Abstract

Every other day, books and articles are published that examine the withering of democracy across multiple national contexts, perhaps best summarized by Steven Levitsky and Daniel Zibblat’s How Democracies Die. The law has not been ignored in this burgeoning literature. Telling examples are the studies on autocratic legalism by Javier Corrales and Kim Lane Scheppele; Tom Ginsburg and Aziz Huq’s book How to Save a Constitutional Democracy; a recent review essay by Michael McCann and Filiz Kahraman on the “interdependence of liberal and illiberal legal orders … in the United States”; and two forthcoming works from the Project on Autocratic Legalism: a special issue in the Verfassung und Recht in Übersee/World Comparative Law journal and a book on Brazil edited by Oscar Vilhena Vieira and colleagues.
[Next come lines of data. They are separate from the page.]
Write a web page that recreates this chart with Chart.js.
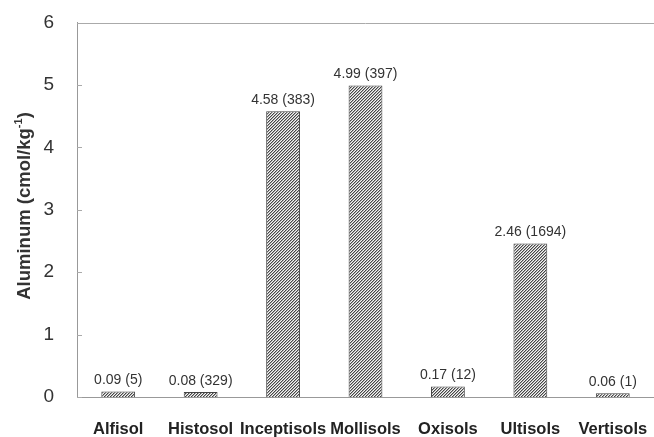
<!DOCTYPE html>
<html>
<head>
<meta charset="utf-8">
<script src="https://cdn.jsdelivr.net/npm/chart.js@4.4.0/dist/chart.umd.min.js"></script>
<style>
  html, body { margin: 0; padding: 0; background: #fff; }
  #wrap { width: 654px; height: 437px; }
</style>
</head>
<body>
<div id="wrap"><canvas id="alChart" width="654" height="437"></canvas></div>
<script>
const soilOrders = ['Alfisol', 'Histosol', 'Inceptisols', 'Mollisols', 'Oxisols', 'Ultisols', 'Vertisols'];
const aluminum = [0.09, 0.08, 4.58, 4.99, 0.17, 2.46, 0.06];
const sampleCounts = [5, 329, 383, 397, 12, 1694, 1];
const yTicks = [0, 1, 2, 3, 4, 5, 6];

const FONT = '"Liberation Sans", Arial, sans-serif';

// "////" hatch, 3px period
function hatch() {
    const c = document.createElement('canvas');
    c.width = 3; c.height = 3;
    const g = c.getContext('2d');
    const img = g.createImageData(3, 3);
    for (let y = 0; y < 3; y++) {
        for (let x = 0; x < 3; x++) {
            const k = (y * 3 + x) * 4;
            const v = (x + y) % 3 === 2 ? 70 : ((x + y) % 3 === 0 ? 170 : 245);
            img.data[k] = img.data[k + 1] = img.data[k + 2] = v;
            img.data[k + 3] = 255;
        }
    }
    g.putImageData(img, 0, 0);
    return g.createPattern(c, 'repeat');
}

const extras = {
    id: 'extras',
    afterDatasetsDraw(chart) {
        const ctx = chart.ctx;
        const meta = chart.getDatasetMeta(0);
        const area = chart.chartArea;
        ctx.save();
        ctx.fillStyle = '#333';
        ctx.font = '14px ' + FONT;
        ctx.textAlign = 'center';
        ctx.textBaseline = 'bottom';
        meta.data.forEach((bar, i) => {
            ctx.fillText(aluminum[i].toFixed(2) + ' (' + sampleCounts[i] + ')', bar.x, bar.y - 4);
        });

        // top frame line and inward ticks
        const y = chart.scales.y;
        ctx.strokeStyle = '#aaa';
        ctx.lineWidth = 1;
        ctx.beginPath();
        const topY = Math.round(y.getPixelForValue(6)) + 0.5;
        ctx.moveTo(area.left, topY);
        ctx.lineTo(chart.width, topY);
        yTicks.forEach(v => {
            const py = Math.round(y.getPixelForValue(v)) + 0.5;
            ctx.moveTo(area.left, py);
            ctx.lineTo(area.left + 5, py);
        });
        ctx.stroke();

        // y axis title with superscript
        ctx.translate(25, 206);
        ctx.rotate(-Math.PI / 2);
        ctx.fillStyle = '#333';
        const bold = 'bold 18.5px ' + FONT;
        const small = 'bold 11px ' + FONT;
        const p1 = 'Aluminum (cmol/kg', p2 = '-1', p3 = ')';
        ctx.font = bold;
        const w1 = ctx.measureText(p1).width, w3 = ctx.measureText(p3).width;
        ctx.font = small;
        const w2 = ctx.measureText(p2).width;
        let x = -(w1 + w2 + w3) / 2;
        ctx.textAlign = 'left';
        ctx.textBaseline = 'middle';
        ctx.font = bold;
        ctx.fillText(p1, x, 0);
        x += w1;
        ctx.font = small;
        ctx.fillText(p2, x, -6);
        x += w2;
        ctx.font = bold;
        ctx.fillText(p3, x, 0);
        ctx.restore();
    }
};

new Chart(document.getElementById('alChart').getContext('2d'), {
    type: 'bar',
    data: {
        labels: soilOrders,
        datasets: [{
            data: aluminum,
            backgroundColor: hatch(),
            borderColor: '#444',
            borderWidth: 1,
            borderSkipped: 'bottom',
            barPercentage: 0.41,
            categoryPercentage: 1
        }]
    },
    options: {
        responsive: false,
        animation: false,
        layout: { padding: { top: 16, right: 0, left: 0, bottom: 0 } },
        plugins: { legend: { display: false }, tooltip: { enabled: false } },
        scales: {
            x: {
                grid: { display: false, tickLength: 23 },
                border: { color: '#999', width: 1 },
                ticks: {
                    color: '#222',
                    padding: 0,
                    maxRotation: 0,
                    autoSkip: false,
                    font: { family: FONT, size: 16.5, weight: 'bold' }
                },
                afterFit(s) { s.height = 40; }
            },
            y: {
                min: 0,
                max: 6,
                grid: { display: false },
                border: { color: '#999', width: 1 },
                ticks: {
                    stepSize: 1,
                    color: '#333',
                    padding: 15,
                    font: { family: FONT, size: 19, lineHeight: 0.8 }
                },
                afterFit(s) { s.width = 77; }
            }
        }
    },
    plugins: [extras]
});
</script>
</body>
</html>
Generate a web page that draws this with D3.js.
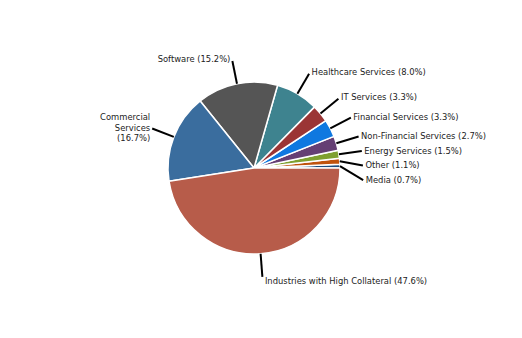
<!DOCTYPE html>
<html><head><meta charset="utf-8">
<script src="https://cdn.jsdelivr.net/npm/d3@7"></script>
<style>body{margin:0;background:#fff}svg{display:block}</style>
</head><body>
<svg id="c" width="522" height="338"></svg>
<script>
const categories = ["Media","Other","Energy Services","Non-Financial Services","Financial Services","IT Services","Healthcare Services","Software","Commercial Services","Industries with High Collateral"];
const values = [0.7,1.1,1.5,2.7,3.3,3.3,8.0,15.2,16.7,47.6];
const colors = ["#1c4e80","#c0530d","#7fa030","#653f74","#0f78e0","#9b3535","#3e838f","#555555","#3a6d9e","#b75c4a"];
const labelLines = [
  ["Media (0.7%)"],["Other (1.1%)"],["Energy Services (1.5%)"],["Non-Financial Services (2.7%)"],
  ["Financial Services (3.3%)"],["IT Services (3.3%)"],["Healthcare Services (8.0%)"],["Software (15.2%)"],
  ["Commercial","Services","(16.7%)"],["Industries with High Collateral (47.6%)"]
];

const svg = d3.select("#c");
const cx = 254, cy = 168, r = 86;
const g = svg.append("g").attr("transform", `translate(${cx},${cy})`);

const pie = d3.pie().sort(null).value(d => d).startAngle(Math.PI/2).endAngle(Math.PI/2 - 2*Math.PI);
const arcs = pie(values);
const arc = d3.arc().innerRadius(0).outerRadius(r);

g.selectAll("path.w").data(arcs).join("path")
  .attr("class","w")
  .attr("d", arc)
  .attr("fill", (d,i) => colors[i])
  .attr("stroke", "#fff").attr("stroke-width", 1.5).attr("stroke-linejoin","round");

const ext = 1.27;
const info = arcs.map((d,i) => {
  const a = (d.startAngle + d.endAngle)/2;
  const sx = Math.sin(a), sy = -Math.cos(a);
  return {i, sx, sy, x0: sx*r, y0: sy*r, x1: sx*r*ext, y1: sy*r*ext};
});
const right = info.filter(d => d.sx > 0 && Math.abs(d.sy) < 0.9).sort((a,b) => a.y1 - b.y1);
for (let k = 1; k < right.length; k++) {
  if (right[k].y1 < right[k-1].y1 + 14.5) right[k].y1 = right[k-1].y1 + 14.5;
}

g.selectAll("line.l").data(info).join("line")
  .attr("class","l")
  .attr("x1", d => d.x0).attr("y1", d => d.y0)
  .attr("x2", d => d.x1).attr("y2", d => d.y1)
  .attr("stroke", "#000").attr("stroke-width", 2);

const fs = 8.4, lh = 10.5;
info.forEach(d => {
  const lines = labelLines[d.i];
  const left = d.sx < 0;
  const tx = d.x1 + (left ? -2 : 2.5);
  const cyText = d.y1 + (d.sy < 0 ? 2 : 4)*d.sy;
  const t = g.append("text")
    .attr("font-family", "DejaVu Sans, sans-serif")
    .attr("font-size", fs)
    .attr("fill", "#222")
    .attr("text-anchor", left ? "end" : "start");
  const top = cyText - (lines.length-1)*lh/2;
  lines.forEach((s, j) => {
    t.append("tspan").attr("x", tx).attr("y", top + j*lh).attr("dy", "0.35em").text(s);
  });
});
</script>
</body></html>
In this review essay, I focus on three critical issues arising from these and other sources. First, they show that a backlash against liberal democracies is happening in both the global South and the global North. Second, they show that law is no longer thought of as an intrinsic bulwark against assaults on liberal democracy—on the contrary, rising autocrats, many of whom are trained lawyers, often use the law as a tool to consolidate power, sideline minorities and political adversaries, and rule unconstrained. Finally, while earlier analyses of this phenomenon have tended to emphasize legislative change that reconfigured governance at its highest levels (the Presidency or Prime Minister’s Office, Congress, and High Courts), new studies are revealing––and are helping constitute––an empirically broader field of inquiry.